What you will do
Repeat verbatim only the lines from the opening of the material below through the one that contains "const dashII = [16, 23];".
____
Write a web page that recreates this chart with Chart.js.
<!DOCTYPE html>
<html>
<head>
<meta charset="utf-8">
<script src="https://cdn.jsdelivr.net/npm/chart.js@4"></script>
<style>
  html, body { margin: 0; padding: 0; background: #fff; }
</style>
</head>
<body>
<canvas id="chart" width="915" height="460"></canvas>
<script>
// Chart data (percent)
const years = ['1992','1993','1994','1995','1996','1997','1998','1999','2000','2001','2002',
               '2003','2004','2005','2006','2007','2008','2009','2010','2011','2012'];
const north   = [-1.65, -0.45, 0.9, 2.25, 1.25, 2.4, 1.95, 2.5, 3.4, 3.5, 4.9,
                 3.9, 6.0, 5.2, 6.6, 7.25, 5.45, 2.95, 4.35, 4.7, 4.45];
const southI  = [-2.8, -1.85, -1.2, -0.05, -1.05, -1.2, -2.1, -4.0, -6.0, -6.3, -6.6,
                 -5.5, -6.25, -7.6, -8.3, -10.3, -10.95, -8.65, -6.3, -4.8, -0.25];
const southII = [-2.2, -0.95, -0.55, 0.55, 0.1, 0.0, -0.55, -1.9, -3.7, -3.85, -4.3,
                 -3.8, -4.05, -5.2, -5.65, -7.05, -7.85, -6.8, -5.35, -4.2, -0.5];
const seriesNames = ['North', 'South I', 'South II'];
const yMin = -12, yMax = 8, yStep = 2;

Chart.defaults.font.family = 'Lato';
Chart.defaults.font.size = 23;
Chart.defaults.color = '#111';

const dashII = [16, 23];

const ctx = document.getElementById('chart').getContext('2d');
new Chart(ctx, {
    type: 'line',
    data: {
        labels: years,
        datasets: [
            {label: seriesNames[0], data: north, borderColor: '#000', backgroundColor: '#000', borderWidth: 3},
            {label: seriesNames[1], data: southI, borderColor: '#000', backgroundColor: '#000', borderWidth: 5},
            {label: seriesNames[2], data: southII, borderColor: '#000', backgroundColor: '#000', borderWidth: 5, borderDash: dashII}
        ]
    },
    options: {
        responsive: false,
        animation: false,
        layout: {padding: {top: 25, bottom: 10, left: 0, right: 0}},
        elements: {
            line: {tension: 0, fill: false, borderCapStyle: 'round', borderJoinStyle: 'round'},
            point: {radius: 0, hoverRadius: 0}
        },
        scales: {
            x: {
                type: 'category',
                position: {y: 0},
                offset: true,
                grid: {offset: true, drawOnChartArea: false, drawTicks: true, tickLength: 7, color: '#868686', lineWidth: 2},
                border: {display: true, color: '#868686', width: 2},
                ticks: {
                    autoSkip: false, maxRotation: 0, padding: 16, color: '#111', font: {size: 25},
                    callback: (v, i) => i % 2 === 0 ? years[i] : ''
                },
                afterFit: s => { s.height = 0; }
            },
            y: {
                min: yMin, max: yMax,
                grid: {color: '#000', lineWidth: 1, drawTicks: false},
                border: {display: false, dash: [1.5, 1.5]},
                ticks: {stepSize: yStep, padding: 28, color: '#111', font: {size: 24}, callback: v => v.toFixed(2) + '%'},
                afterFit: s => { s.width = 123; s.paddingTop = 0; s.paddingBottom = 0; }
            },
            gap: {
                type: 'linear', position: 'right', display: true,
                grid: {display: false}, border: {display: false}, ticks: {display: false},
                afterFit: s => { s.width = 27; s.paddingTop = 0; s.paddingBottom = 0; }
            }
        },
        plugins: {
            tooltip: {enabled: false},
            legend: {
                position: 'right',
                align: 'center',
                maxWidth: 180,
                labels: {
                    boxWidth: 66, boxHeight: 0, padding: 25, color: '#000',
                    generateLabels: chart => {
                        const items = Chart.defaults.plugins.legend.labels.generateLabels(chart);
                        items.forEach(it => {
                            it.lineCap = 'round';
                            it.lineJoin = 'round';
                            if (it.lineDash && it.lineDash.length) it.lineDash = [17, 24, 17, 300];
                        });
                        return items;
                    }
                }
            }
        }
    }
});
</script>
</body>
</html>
____
Finished answer
Write a web page that recreates this chart with Chart.js.
<!DOCTYPE html>
<html>
<head>
<meta charset="utf-8">
<script src="https://cdn.jsdelivr.net/npm/chart.js@4"></script>
<style>
  html, body { margin: 0; padding: 0; background: #fff; }
</style>
</head>
<body>
<canvas id="chart" width="915" height="460"></canvas>
<script>
// Chart data (percent)
const years = ['1992','1993','1994','1995','1996','1997','1998','1999','2000','2001','2002',
               '2003','2004','2005','2006','2007','2008','2009','2010','2011','2012'];
const north   = [-1.65, -0.45, 0.9, 2.25, 1.25, 2.4, 1.95, 2.5, 3.4, 3.5, 4.9,
                 3.9, 6.0, 5.2, 6.6, 7.25, 5.45, 2.95, 4.35, 4.7, 4.45];
const southI  = [-2.8, -1.85, -1.2, -0.05, -1.05, -1.2, -2.1, -4.0, -6.0, -6.3, -6.6,
                 -5.5, -6.25, -7.6, -8.3, -10.3, -10.95, -8.65, -6.3, -4.8, -0.25];
const southII = [-2.2, -0.95, -0.55, 0.55, 0.1, 0.0, -0.55, -1.9, -3.7, -3.85, -4.3,
                 -3.8, -4.05, -5.2, -5.65, -7.05, -7.85, -6.8, -5.35, -4.2, -0.5];
const seriesNames = ['North', 'South I', 'South II'];
const yMin = -12, yMax = 8, yStep = 2;

Chart.defaults.font.family = 'Lato';
Chart.defaults.font.size = 23;
Chart.defaults.color = '#111';

const dashII = [16, 23];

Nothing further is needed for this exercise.